Lots of great info and misconceptions about how a enigne works. Blackstone does a good job of showing stuff in the oil (if coolant makes it to the oil ) Not all head gasket failures make it to the oil. Not all HG failures show a full failure in the gasket material or Fire ring(Marco description). The bubble test is one of many tests I use to verify a HG failure. The great thing of the Bubble test is that it can Indentify a issue with little to no cost. If I see a bubble test these days I will do a coolant gas test with the Tester from Napa or equilivant(has become a great cheap tool, in the old days I used a snap on combustion gas tester, $400-$500, not a cheap tool to acquire).
so the theory, High pressure that excapes the fire ring will build up into coolant. this will create bubbles in a fully warmed up engine, pressure builds to 13-15PSI before escaping creating bubble(before that it moves fluid out of the radiator) and the Overflow bottle is partially full. It will show a stream of bubbles after the engine is fully warmed. When the Fire ring in the engine can not contain the Combustion pressure(1500+ PSI or more at a 3000 RPM no load)This is way more than a compression test can tell you by doing a compression test or Leak down test. It can escape the fire ring and warm the fluid until the cooling system can not cool the engine well enough.
About the only way an engine does get a steady stream of air when running (beside the combustion), is the water pump seal, or any place that is on the suction side of the water pump (yes, maybe a crack in the hose or loose hose clamp on suction side of the pump. Cavation can be a issue in a poorly designed water pump, would not suspect it from a Toyota design, but possible I guess. Look at Subaru on it water and oil pumps pulling air)
I have seen many head gasket leaks that show not full blowing of the material. But what I have seen is blacken fire rings,, or part of the ring black and black tracks (on head or block) leading to the coolant passage. So, if removing the head, looking at the gasket , and the block and head. If you do not see the full circle of the bright fire ring(or impression) on the cylinder head or block. Then it is not sealing. After cleaning up the block, I find the fire ring sealing area several .00x lower than the rest of the block. Toyota Specs on this is .002 give or take(there is always fudge factors, feeler gauges having their tolerances and such). Only way to get rid of these depression is milling the block. I hand sanded a block(DA sanding device) once in a remote trip to smooth out block enough to get it to what I would be happy with(Grease on pistons to catch debree)
If you have the tools,, like a bore scope, coolant system pressure testing system to pressure test the system. Remove the spark plugs
pressure test the system 18-20 PSI, and run a bore scope into the spark plug holes. If you do have a coolant leak you can not find, this is a test to find it.
Seeing leaks between the block heand an gasket is an interesting site.

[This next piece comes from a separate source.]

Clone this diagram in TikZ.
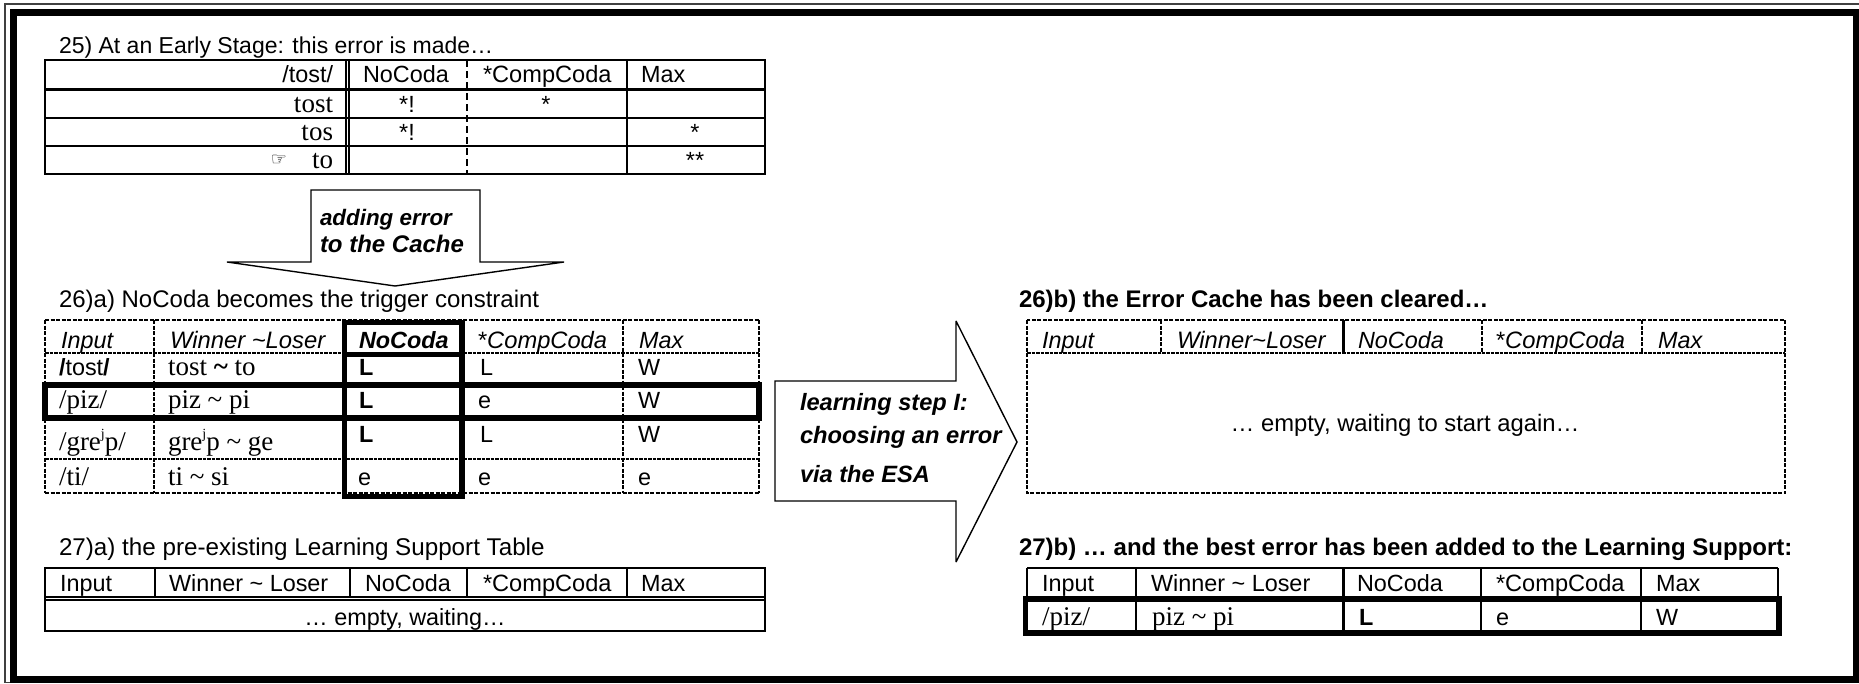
\documentclass[tikz,border=0pt]{standalone}
\usepackage{fontspec}
\setmainfont{Liberation Sans}
\newfontfamily\tms{Liberation Serif}
\newfontfamily\djv{DejaVu Sans}
\newcommand{\tld}{\textasciitilde}
\newcommand{\supj}{\raisebox{0.42em}{\fontsize{14}{14}\selectfont j}}
\tikzset{
  x=1pt,y=-1pt,
  lab/.style={anchor=base west,inner sep=0pt,outer sep=0pt,font=\fontsize{23.4}{26}\selectfont},
  labr/.style={lab,anchor=base east},
  labc/.style={lab,anchor=base},
  fsz/.style={font=\fontsize{#1}{26}\selectfont},
  fszb/.style={font=\fontsize{#1}{26}\selectfont\bfseries},
  fszbi/.style={font=\fontsize{#1}{26}\selectfont\bfseries\itshape},
  fszi/.style={font=\fontsize{#1}{26}\selectfont\itshape},
  ser/.style={font=\fontsize{27}{28}\selectfont\tms},
  hdi/.style={fszi=23.4},
  bfi/.style={fszbi=23.4},
  bft/.style={fszb=23.4},
  grid/.style={line width=1.6pt,draw=black},
  fine/.style={line width=1.2pt,draw=black},
  heavy/.style={line width=6pt,draw=black},
  med/.style={line width=3pt,draw=black},
  dashline/.style={line width=1.8pt,draw=black,dash pattern=on 4pt off 1.5pt},
  boldash/.style={line width=2.2pt,draw=black,dash pattern=on 3.5pt off 1pt},
  sparse/.style={line width=2.8pt,draw=black,dash pattern=on 7pt off 4pt},
  blockarrow/.style={line width=1.4pt,draw=black,fill=white,line join=miter,miter limit=3},
}
\begin{document}
\begin{tikzpicture}
\useasboundingbox (0,0) rectangle (1859,683);
% frame
\draw[line width=1.4pt,draw=black!75] (1859,4) -- (5,4) -- (5,682.5) -- (1859,682.5);
\draw[line width=7pt,draw=black,line join=miter] (1856.5,12) -- (13.5,12) -- (13.5,679) -- (1856.5,679) -- cycle;

% Table 25
\node[lab,fsz=23] (t25) at (59,53) {25) At an Early Stage: this error is made…};
\draw[grid] (45,60) rectangle (765,174);
\draw[med] (45,89) -- (765,89);
\draw[grid] (45,118) -- (765,118) (45,146) -- (765,146);
\draw[fine] (346,60) -- (346,174) (349,60) -- (349,174);
\draw[sparse] (467,60) -- (467,174);
\draw[grid] (627,60) -- (627,174);
\node[labr] (a1) at (333,82) {/tost/};
\node[lab] (a2) at (363,82) {NoCoda};
\node[lab,fsz=23.6] (a3) at (483,82) {*CompCoda};
\node[lab] (a4) at (641,82) {Max};
\node[labr,ser] (b1) at (333,112) {tost};
\node[labc] (b2) at (407,112) {*!};
\node[labc] (b3) at (546,112) {*};
\node[labr,ser] (c1) at (333,140) {tos};
\node[labc] (c2) at (407,140) {*!};
\node[labc] (c3) at (695,140) {*};
\node[labr,ser] (d1) at (333,168) {to};
\node[labc,font=\fontsize{18}{18}\selectfont\djv] (d0) at (279,165) {☞};
\node[labc] (d3) at (695,168) {**};

% down arrow
\draw[blockarrow] (311,190) -- (480,190) -- (480,262) -- (564,262) -- (395,286) -- (227,262) -- (311,262) -- cycle;
\node[lab,fszbi=22.4] (ar1) at (320,225) {adding error};
\node[lab,fszbi=24] (ar2) at (320,252) {to the Cache};

% Table 26a
\node[lab,fsz=24] (t26a) at (59,307) {26)a) NoCoda becomes the trigger constraint};
\draw[dashline] (45,320) -- (759,320) (45,320) -- (45,493) (759,320) -- (759,493) (45,493) -- (759,493);
\draw[boldash] (45,353) -- (759,353) (45,459) -- (759,459);
\draw[dashline] (154,320) -- (154,493) (623,320) -- (623,493);
\draw[heavy,line width=5.5pt] (45,385) rectangle (759,418);
\draw[heavy,line width=5.5pt] (344.5,320) -- (344.5,499) (462,320) -- (462,499);
\draw[heavy,line width=5pt] (342,322) -- (465,322) (342,354) -- (465,354) (342,496.5) -- (465,496.5);
\node[lab,hdi] (e1) at (61,348) {Input};
\node[lab,fszi=23.8] (e2) at (170,348) {Winner \tld Loser};
\node[lab,bfi] (e3) at (359,348) {NoCoda};
\node[lab,fszi=23.7] (e4) at (478,348) {{\upshape *}CompCoda};
\node[lab,hdi] (e5) at (639,348) {Max};
\node[lab] (f1) at (59,375) {\textbf{/}tost\textbf{/}};
\node[lab,ser] (f2) at (168,375) {tost \textbf{\tld} to};
\node[lab,bft] (f3) at (359,375) {L};
\node[lab] (f4) at (480,375) {L};
\node[lab] (f5) at (638,375) {W};
\node[lab,ser] (g1) at (59,408) {/piz/};
\node[lab,ser] (g2) at (168,408) {piz \tld{} pi};
\node[lab,bft] (g3) at (359,408) {L};
\node[lab] (g4) at (478,408) {e};
\node[lab] (g5) at (638,408) {W};
\node[lab,ser] (h1) at (59,450) {/gre\supj p/};
\node[lab,ser] (h2) at (168,450) {gre\supj p \tld{} ge};
\node[lab,bft] (h3) at (359,442) {L};
\node[lab] (h4) at (480,442) {L};
\node[lab] (h5) at (638,442) {W};
\node[lab,ser] (i1) at (59,485) {/ti/};
\node[lab,ser] (i2) at (168,485) {ti \tld{} si};
\node[lab] (i3) at (358,485) {e};
\node[lab] (i4) at (478,485) {e};
\node[lab] (i5) at (638,485) {e};

% Table 27a
\node[lab,fsz=24.2] (t27a) at (59,555) {27)a) the pre-existing Learning Support Table};
\draw[grid] (45,568) rectangle (765,631);
\draw[fine] (45,597) -- (765,597) (45,600) -- (765,600);
\draw[grid] (155,568) -- (155,597) (350,568) -- (350,597) (467,568) -- (467,597) (627,568) -- (627,597);
\node[lab] (j1) at (60,591) {Input};
\node[lab] (j2) at (169,591) {Winner \tld{} Loser};
\node[lab] (j3) at (365,591) {NoCoda};
\node[lab,fsz=23.6] (j4) at (483,591) {*CompCoda};
\node[lab] (j5) at (641,591) {Max};
\node[labc] (j6) at (405,625) {… empty, waiting…};

% right arrow
\draw[blockarrow] (775,381) -- (956,381) -- (956,321) -- (1017,442) -- (956,562) -- (956,501) -- (775,501) -- cycle;
\node[lab,fszbi=23.6] (r1) at (800,410) {learning step I:};
\node[lab,fszbi=23.7] (r2) at (800,443) {choosing an error};
\node[lab,fszbi=23.6] (r3) at (800,482) {via the ESA};

% Table 26b
\node[lab,fszb=24] (t26b) at (1019,307) {26)b) the Error Cache has been cleared…};
\draw[dashline] (1027,320) rectangle (1785,493);
\draw[boldash] (1027,353) -- (1785,353);
\draw[dashline] (1161,320) -- (1161,353) (1482,320) -- (1482,353) (1642,320) -- (1642,353);
\draw[med] (1343,320) -- (1343,353);
\node[lab,hdi] (k1) at (1042,348) {Input};
\node[lab,fszi=23.8] (k2) at (1177,348) {Winner\tld Loser};
\node[lab,hdi] (k3) at (1358,348) {NoCoda};
\node[lab,fszi=23.7] (k4) at (1496,348) {{\upshape *}CompCoda};
\node[lab,hdi] (k5) at (1658,348) {Max};
\node[labc,fsz=23.8] (k6) at (1405,431) {… empty, waiting to start again…};

% Table 27b
\node[lab,fszb=24] (t27b) at (1019,555) {27)b) … and the best error has been added to the Learning Support:};
\draw[grid] (1027,568) -- (1778,568) (1027,568) -- (1027,599) (1778,568) -- (1778,599);
\draw[grid] (1136,568) -- (1136,633) (1481,568) -- (1481,633) (1641,568) -- (1641,633);
\draw[med] (1343,568) -- (1343,633);
\draw[heavy,line width=5.5pt] (1025.5,599) rectangle (1779,633);
\node[lab] (m1) at (1042,591) {Input};
\node[lab] (m2) at (1151,591) {Winner \tld{} Loser};
\node[lab] (m3) at (1357,591) {NoCoda};
\node[lab,fsz=23.6] (m4) at (1496,591) {*CompCoda};
\node[lab] (m5) at (1656,591) {Max};
\node[lab,ser] (n1) at (1042,625) {/piz/};
\node[lab,ser] (n2) at (1152,625) {piz \tld{} pi};
\node[lab,bft] (n3) at (1359,625) {L};
\node[lab] (n4) at (1496,625) {e};
\node[lab] (n5) at (1656,625) {W};
\end{tikzpicture}
\end{document}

We have quite a few newer cheaper tools to diagnose coolant issues. This bubble test I have used since the 1980"s working for Cummins in
Alaska. It is a good first tool for me., If I see a steady stream of bubble. I know it can only be a couple of things, But if it is a strong steady stream,
I know it will almost 99% of the time it will be a head gasket fire ring issue.
But that is not to say, I have not seen catastrophic failures of 1fz head gaskets. Steam out the side of block or tail pipes and full oil pans of coolant. Engines are engines, they fail. and they fail differently all the time.
I know of 4-5 different remakes of the Toyota head gasket for the 1FZ(I am sure there were some for a few other engines that Toyota made).
The first gen 1FZ Head Gasket had the sticky material to bond to the head, and not any other metal to the fire ring to stablilze the fire ring. When the head moved, it broke the bond to the Head gasket. Later designs bonded the HG to the Block, allowing the head to move(heads move on all engines). There was more metal that was off the fire rings to the bolt holes to stablize the fire Ring so it did not move, especially at #1 , #6 Cylinders. Then there was hole size at the back of the block, Things changed there to control the fluid move thru that part to help control the EGR Hot EGR gasses thru this area. If your engine has never been apart, that head gasket is a ticking time bomb(and I have been saying this for years, and you may still have it. really poor design.)
Good luck with it all. And this is My opinion based on my 45+ years of experience of gas and diesel. working on the 1FZ since 1998.